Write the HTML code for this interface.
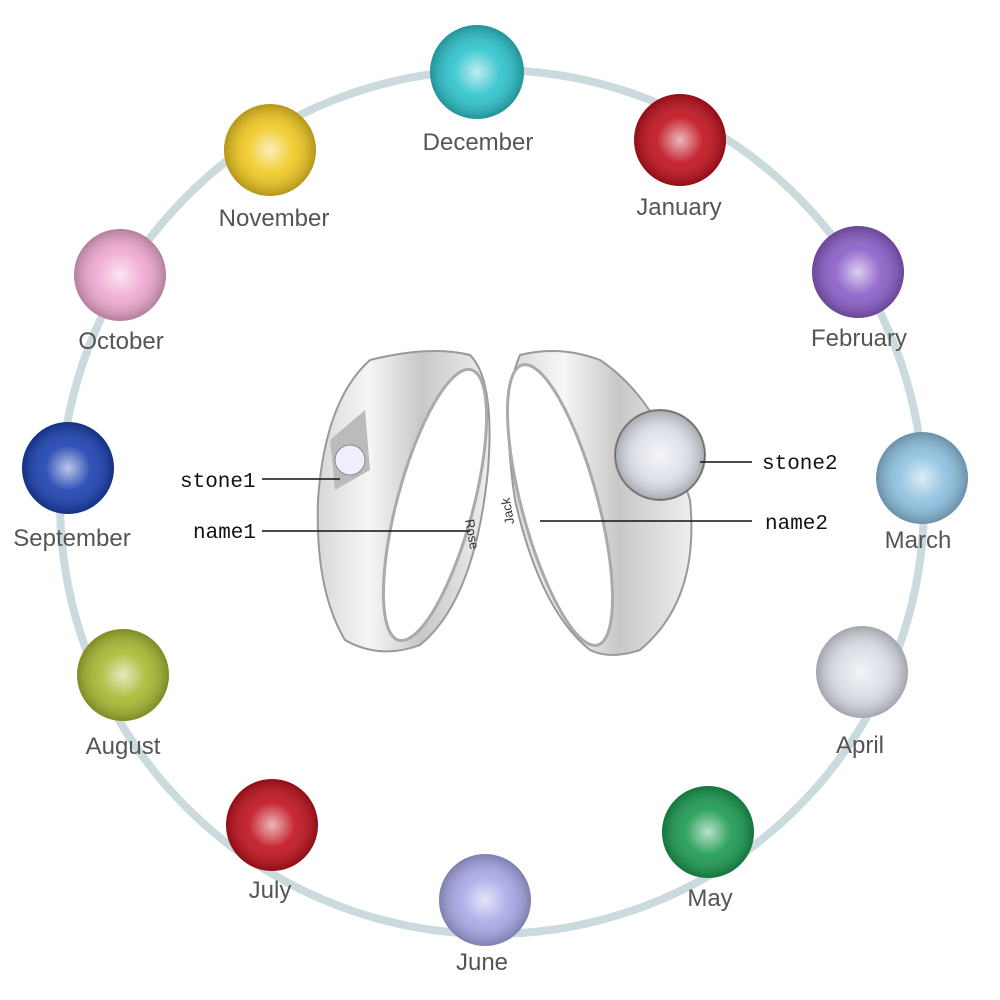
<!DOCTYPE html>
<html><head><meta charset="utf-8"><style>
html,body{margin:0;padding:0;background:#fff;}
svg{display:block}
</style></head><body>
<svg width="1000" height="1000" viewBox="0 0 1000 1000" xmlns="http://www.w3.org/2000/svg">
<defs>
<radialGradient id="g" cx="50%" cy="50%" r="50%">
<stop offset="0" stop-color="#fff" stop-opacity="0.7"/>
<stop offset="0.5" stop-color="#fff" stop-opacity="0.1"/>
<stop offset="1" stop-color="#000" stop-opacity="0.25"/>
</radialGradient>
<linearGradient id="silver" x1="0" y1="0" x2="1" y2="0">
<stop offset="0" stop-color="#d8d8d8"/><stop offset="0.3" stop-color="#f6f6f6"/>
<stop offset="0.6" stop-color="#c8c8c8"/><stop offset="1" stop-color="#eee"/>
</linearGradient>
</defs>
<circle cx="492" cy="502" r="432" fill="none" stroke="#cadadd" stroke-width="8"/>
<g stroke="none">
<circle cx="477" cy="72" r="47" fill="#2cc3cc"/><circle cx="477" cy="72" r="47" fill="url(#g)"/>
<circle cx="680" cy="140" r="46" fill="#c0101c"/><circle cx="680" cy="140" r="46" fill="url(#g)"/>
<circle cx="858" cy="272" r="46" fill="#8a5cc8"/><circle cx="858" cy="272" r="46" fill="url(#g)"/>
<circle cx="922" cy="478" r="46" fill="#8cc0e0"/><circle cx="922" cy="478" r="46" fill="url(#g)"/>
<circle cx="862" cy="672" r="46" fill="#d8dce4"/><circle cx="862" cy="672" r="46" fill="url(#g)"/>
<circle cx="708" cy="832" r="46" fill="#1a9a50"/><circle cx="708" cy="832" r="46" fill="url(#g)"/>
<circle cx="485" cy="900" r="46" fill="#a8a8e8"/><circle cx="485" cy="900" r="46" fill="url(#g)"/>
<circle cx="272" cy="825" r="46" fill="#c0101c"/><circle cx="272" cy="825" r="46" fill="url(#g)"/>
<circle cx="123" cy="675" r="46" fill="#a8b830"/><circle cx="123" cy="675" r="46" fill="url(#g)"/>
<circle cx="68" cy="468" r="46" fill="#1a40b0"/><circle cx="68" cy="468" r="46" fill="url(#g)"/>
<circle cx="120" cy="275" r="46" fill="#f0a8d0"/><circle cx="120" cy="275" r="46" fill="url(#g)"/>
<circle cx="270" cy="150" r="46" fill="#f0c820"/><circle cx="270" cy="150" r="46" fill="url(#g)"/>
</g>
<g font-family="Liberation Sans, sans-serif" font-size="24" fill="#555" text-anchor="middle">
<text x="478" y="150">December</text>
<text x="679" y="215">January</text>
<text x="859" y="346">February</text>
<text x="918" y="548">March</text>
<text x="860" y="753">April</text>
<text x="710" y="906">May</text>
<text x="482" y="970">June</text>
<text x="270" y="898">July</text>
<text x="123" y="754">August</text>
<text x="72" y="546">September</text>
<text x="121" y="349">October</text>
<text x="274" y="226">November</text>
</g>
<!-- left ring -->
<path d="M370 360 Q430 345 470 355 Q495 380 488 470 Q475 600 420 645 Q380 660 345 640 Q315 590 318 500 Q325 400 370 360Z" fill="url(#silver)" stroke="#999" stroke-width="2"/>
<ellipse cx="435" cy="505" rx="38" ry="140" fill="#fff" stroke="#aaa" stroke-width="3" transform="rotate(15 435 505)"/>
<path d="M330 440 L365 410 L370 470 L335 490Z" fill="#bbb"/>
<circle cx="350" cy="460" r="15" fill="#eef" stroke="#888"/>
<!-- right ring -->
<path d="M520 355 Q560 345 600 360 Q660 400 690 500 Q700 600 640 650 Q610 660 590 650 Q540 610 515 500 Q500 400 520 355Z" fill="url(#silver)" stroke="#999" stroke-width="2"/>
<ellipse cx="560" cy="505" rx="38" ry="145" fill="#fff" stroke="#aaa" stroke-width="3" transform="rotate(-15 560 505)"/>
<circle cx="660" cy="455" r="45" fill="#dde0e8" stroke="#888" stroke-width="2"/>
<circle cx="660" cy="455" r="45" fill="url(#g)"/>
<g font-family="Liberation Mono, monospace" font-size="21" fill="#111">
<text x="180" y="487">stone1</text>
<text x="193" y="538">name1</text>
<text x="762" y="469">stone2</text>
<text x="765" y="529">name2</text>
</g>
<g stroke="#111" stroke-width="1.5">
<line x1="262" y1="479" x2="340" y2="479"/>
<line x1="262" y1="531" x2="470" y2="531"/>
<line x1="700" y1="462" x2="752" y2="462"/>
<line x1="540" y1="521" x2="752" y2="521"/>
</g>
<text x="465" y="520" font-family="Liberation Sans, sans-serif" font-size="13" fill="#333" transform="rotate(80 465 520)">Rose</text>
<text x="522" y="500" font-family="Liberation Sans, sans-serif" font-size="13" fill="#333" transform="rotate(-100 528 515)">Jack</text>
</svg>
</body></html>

※

* [Your objective]: Copy every line above word for word and exclude the pictures.

* [Problem solution]:
Write the HTML code for this interface.
<!DOCTYPE html>
<html><head><meta charset="utf-8"><style>
html,body{margin:0;padding:0;background:#fff;}
svg{display:block}
</style></head><body>
<svg width="1000" height="1000" viewBox="0 0 1000 1000" xmlns="http://www.w3.org/2000/svg">
<defs>
<radialGradient id="g" cx="50%" cy="50%" r="50%">
<stop offset="0" stop-color="#fff" stop-opacity="0.7"/>
<stop offset="0.5" stop-color="#fff" stop-opacity="0.1"/>
<stop offset="1" stop-color="#000" stop-opacity="0.25"/>
</radialGradient>
<linearGradient id="silver" x1="0" y1="0" x2="1" y2="0">
<stop offset="0" stop-color="#d8d8d8"/><stop offset="0.3" stop-color="#f6f6f6"/>
<stop offset="0.6" stop-color="#c8c8c8"/><stop offset="1" stop-color="#eee"/>
</linearGradient>
</defs>
<circle cx="492" cy="502" r="432" fill="none" stroke="#cadadd" stroke-width="8"/>
<g stroke="none">
<circle cx="477" cy="72" r="47" fill="#2cc3cc"/><circle cx="477" cy="72" r="47" fill="url(#g)"/>
<circle cx="680" cy="140" r="46" fill="#c0101c"/><circle cx="680" cy="140" r="46" fill="url(#g)"/>
<circle cx="858" cy="272" r="46" fill="#8a5cc8"/><circle cx="858" cy="272" r="46" fill="url(#g)"/>
<circle cx="922" cy="478" r="46" fill="#8cc0e0"/><circle cx="922" cy="478" r="46" fill="url(#g)"/>
<circle cx="862" cy="672" r="46" fill="#d8dce4"/><circle cx="862" cy="672" r="46" fill="url(#g)"/>
<circle cx="708" cy="832" r="46" fill="#1a9a50"/><circle cx="708" cy="832" r="46" fill="url(#g)"/>
<circle cx="485" cy="900" r="46" fill="#a8a8e8"/><circle cx="485" cy="900" r="46" fill="url(#g)"/>
<circle cx="272" cy="825" r="46" fill="#c0101c"/><circle cx="272" cy="825" r="46" fill="url(#g)"/>
<circle cx="123" cy="675" r="46" fill="#a8b830"/><circle cx="123" cy="675" r="46" fill="url(#g)"/>
<circle cx="68" cy="468" r="46" fill="#1a40b0"/><circle cx="68" cy="468" r="46" fill="url(#g)"/>
<circle cx="120" cy="275" r="46" fill="#f0a8d0"/><circle cx="120" cy="275" r="46" fill="url(#g)"/>
<circle cx="270" cy="150" r="46" fill="#f0c820"/><circle cx="270" cy="150" r="46" fill="url(#g)"/>
</g>
<g font-family="Liberation Sans, sans-serif" font-size="24" fill="#555" text-anchor="middle">
<text x="478" y="150">December</text>
<text x="679" y="215">January</text>
<text x="859" y="346">February</text>
<text x="918" y="548">March</text>
<text x="860" y="753">April</text>
<text x="710" y="906">May</text>
<text x="482" y="970">June</text>
<text x="270" y="898">July</text>
<text x="123" y="754">August</text>
<text x="72" y="546">September</text>
<text x="121" y="349">October</text>
<text x="274" y="226">November</text>
</g>
<!-- left ring -->
<path d="M370 360 Q430 345 470 355 Q495 380 488 470 Q475 600 420 645 Q380 660 345 640 Q315 590 318 500 Q325 400 370 360Z" fill="url(#silver)" stroke="#999" stroke-width="2"/>
<ellipse cx="435" cy="505" rx="38" ry="140" fill="#fff" stroke="#aaa" stroke-width="3" transform="rotate(15 435 505)"/>
<path d="M330 440 L365 410 L370 470 L335 490Z" fill="#bbb"/>
<circle cx="350" cy="460" r="15" fill="#eef" stroke="#888"/>
<!-- right ring -->
<path d="M520 355 Q560 345 600 360 Q660 400 690 500 Q700 600 640 650 Q610 660 590 650 Q540 610 515 500 Q500 400 520 355Z" fill="url(#silver)" stroke="#999" stroke-width="2"/>
<ellipse cx="560" cy="505" rx="38" ry="145" fill="#fff" stroke="#aaa" stroke-width="3" transform="rotate(-15 560 505)"/>
<circle cx="660" cy="455" r="45" fill="#dde0e8" stroke="#888" stroke-width="2"/>
<circle cx="660" cy="455" r="45" fill="url(#g)"/>
<g font-family="Liberation Mono, monospace" font-size="21" fill="#111">
<text x="180" y="487">stone1</text>
<text x="193" y="538">name1</text>
<text x="762" y="469">stone2</text>
<text x="765" y="529">name2</text>
</g>
<g stroke="#111" stroke-width="1.5">
<line x1="262" y1="479" x2="340" y2="479"/>
<line x1="262" y1="531" x2="470" y2="531"/>
<line x1="700" y1="462" x2="752" y2="462"/>
<line x1="540" y1="521" x2="752" y2="521"/>
</g>
<text x="465" y="520" font-family="Liberation Sans, sans-serif" font-size="13" fill="#333" transform="rotate(80 465 520)">Rose</text>
<text x="522" y="500" font-family="Liberation Sans, sans-serif" font-size="13" fill="#333" transform="rotate(-100 528 515)">Jack</text>
</svg>
</body></html>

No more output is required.